Heute verreist man vor der eigentlichen Reise schon mal virtuell. Niemand bucht mehr Übernachtungen, ohne sich vorher per Webkamera ein Musterzimmer anzuschauen, per Bildershow durch die Hotelanlage zu spazieren und vor allem die Berichte anderer Gäste zu studieren. Denn die stellen ja zu ihren Geschichten eigene Fotos ins Netz. Die sind meist schlecht — aber ehrlich. Und sie verraten, wo der potenzielle Nachfolge-Gast Schmuddelecken zu befürchten hat, wo Hotelklötze in der Sichtachse stehen oder wo man die beste Pizza bekommt.

Der Reisende kann selbst Details seines Urlaubs vorab überblicken. Er kann sich gegen böse Überraschungen wappnen, kann die Gefahr der Enttäuschung vor Ort effizient minimieren. Nur reist er nicht mehr an einen unbekannten Ort.

So ist das Reisen ein weiteres Feld geworden, auf dem der gut vernetzte Mensch sich absichern kann gegen die Unvorhersehbarkeiten des Lebens. Doch hat Sicherheit immer ihren Preis. Wer alles schon wissen will, bevor er sich auf den Weg macht, malt sich nichts mehr aus, vertraut nicht auf das kreative Potenzial der Überraschung, wird nicht erleben, wie sich eine erste Enttäuschung in etwas Positives verwandelt.

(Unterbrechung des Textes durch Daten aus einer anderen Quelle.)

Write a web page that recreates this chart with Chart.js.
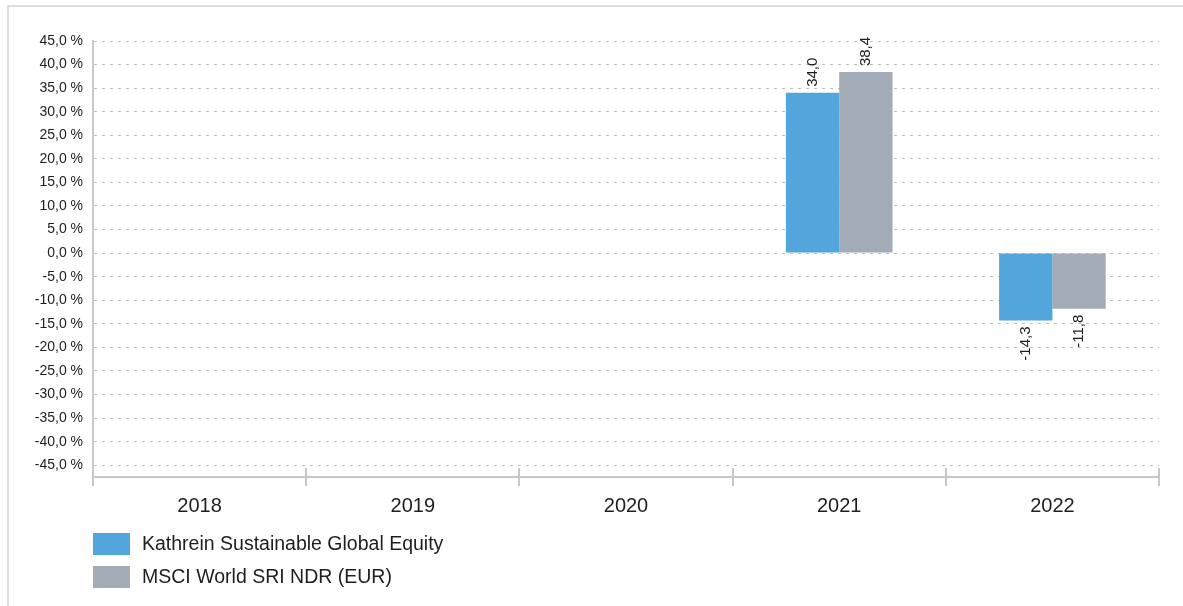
<!DOCTYPE html>
<html>
<head>
<meta charset="utf-8">
<script src="https://cdn.jsdelivr.net/npm/chart.js@4"></script>
<style>
  html, body { margin: 0; padding: 0; background: #fff; }
  body { width: 1183px; height: 606px; position: relative; overflow: hidden; font-family: "Liberation Sans", Arial, sans-serif; }
  #frame { position: absolute; left: 7px; top: 5px; width: 1300px; height: 700px; border-left: 2px solid #dedede; border-top: 2px solid #dedede; }
  #wrap { position: absolute; left: 0; top: 0; width: 1183px; height: 606px; }
  #legend { position: absolute; left: 93px; top: 527px; }
  .item { display: flex; align-items: center; height: 33px; font-size: 19.5px; color: #1e1e1e; }
  .box { width: 37px; height: 22px; margin-right: 12px; }
</style>
</head>
<body>
<div id="frame"></div>
<div id="wrap"><canvas id="c"></canvas></div>
<div id="legend"></div>
<script>
const categories = ["2018", "2019", "2020", "2021", "2022"];
const seriesNames = ["Kathrein Sustainable Global Equity", "MSCI World SRI NDR (EUR)"];
const kathreinValues = [null, null, null, 34.0, -14.3];
const msciValues = [null, null, null, 38.4, -11.8];
const yTickValues = [-45, -40, -35, -30, -25, -20, -15, -10, -5, 0, 5, 10, 15, 20, 25, 30, 35, 40, 45];
const seriesColors = ["#52a6db", "#a3acb6"];

function fmt(v) { return v.toFixed(1).replace('.', ','); }

const labelPlugin = {
  id: 'barLabels',
  afterDatasetsDraw(chart) {
    const ctx = chart.ctx;
    ctx.save();
    ctx.font = '15px "Liberation Sans", Arial, sans-serif';
    ctx.fillStyle = '#1e1e1e';
    chart.data.datasets.forEach((ds, i) => {
      const meta = chart.getDatasetMeta(i);
      meta.data.forEach((bar, j) => {
        const v = ds.data[j];
        if (v === null || v === undefined) return;
        ctx.save();
        ctx.translate(bar.x, bar.y + (v >= 0 ? -6 : 6));
        ctx.rotate(-Math.PI / 2);
        ctx.textAlign = v >= 0 ? 'left' : 'right';
        ctx.textBaseline = 'middle';
        ctx.fillText(fmt(v), 0, 0);
        ctx.restore();
      });
    });
    ctx.restore();
  }
};

const tickPlugin = {
  id: 'crossTicks',
  afterDraw(chart) {
    const xs = chart.scales.x;
    const ctx = chart.ctx;
    const n = chart.data.labels.length;
    const y = xs.top;
    ctx.save();
    ctx.strokeStyle = '#c8c8c8';
    ctx.lineWidth = 2;
    for (let i = 0; i <= n; i++) {
      const x = Math.round(xs.left + i * xs.width / n);
      ctx.beginPath();
      ctx.moveTo(x, y - 9);
      ctx.lineTo(x, y + 9);
      ctx.stroke();
    }
    ctx.restore();
  }
};

new Chart(document.getElementById('c'), {
  type: 'bar',
  data: {
    labels: categories,
    datasets: [
      { label: seriesNames[0], data: kathreinValues, backgroundColor: seriesColors[0] },
      { label: seriesNames[1], data: msciValues, backgroundColor: seriesColors[1] }
    ]
  },
  options: {
    responsive: true,
    maintainAspectRatio: false,
    animation: false,
    layout: { padding: { left: 0, right: 24, top: 41, bottom: 0 } },
    datasets: { bar: { categoryPercentage: 0.5, barPercentage: 1.0 } },
    plugins: { legend: { display: false }, tooltip: { enabled: false } },
    scales: {
      x: {
        offset: true,
        grid: { display: false },
        border: { display: true, color: '#c8c8c8', width: 2 },
        ticks: { color: '#1e1e1e', font: { size: 20, family: '"Liberation Sans", Arial, sans-serif' }, padding: 9 },
        afterFit(scale) { scale.height = 129; }
      },
      y: {
        min: -47.5,
        max: 45,
        ticks: {
          color: '#1e1e1e',
          padding: 10,
          font: { size: 14, family: '"Liberation Sans", Arial, sans-serif' },
          callback: (v) => fmt(v) + ' %'
        },
        afterBuildTicks(scale) {
          scale.ticks = yTickValues.map(v => ({ value: v }));
        },
        grid: { color: '#bdbdbd', lineWidth: 1, drawTicks: false },
        border: { display: true, color: '#c8c8c8', width: 2, dash: [3, 5] },
        afterFit(scale) { scale.width = 93; }
      }
    }
  },
  plugins: [labelPlugin, tickPlugin]
});

const legend = document.getElementById('legend');
seriesNames.forEach((name, i) => {
  const item = document.createElement('div');
  item.className = 'item';
  const box = document.createElement('div');
  box.className = 'box';
  box.style.background = seriesColors[i];
  const txt = document.createElement('span');
  txt.textContent = name;
  item.appendChild(box);
  item.appendChild(txt);
  legend.appendChild(item);
});
</script>
</body>
</html>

Doch der Zeitgenosse muss im beruflichen wie sozialen Leben mit so vielen Ungewissheiten zurechtkommen, dass er diese abzubauen sucht, wo er nur kann.

Wenn schon nicht klar ist, wie es nach dem Zeitvertrag in der Werbeagentur weitergeht, soll wenigstens der Ausblick von der Berghütte sicher sein.

Dabei kann Nichtwissen bei der Urlaubsplanung ein echtes Abenteuer sein.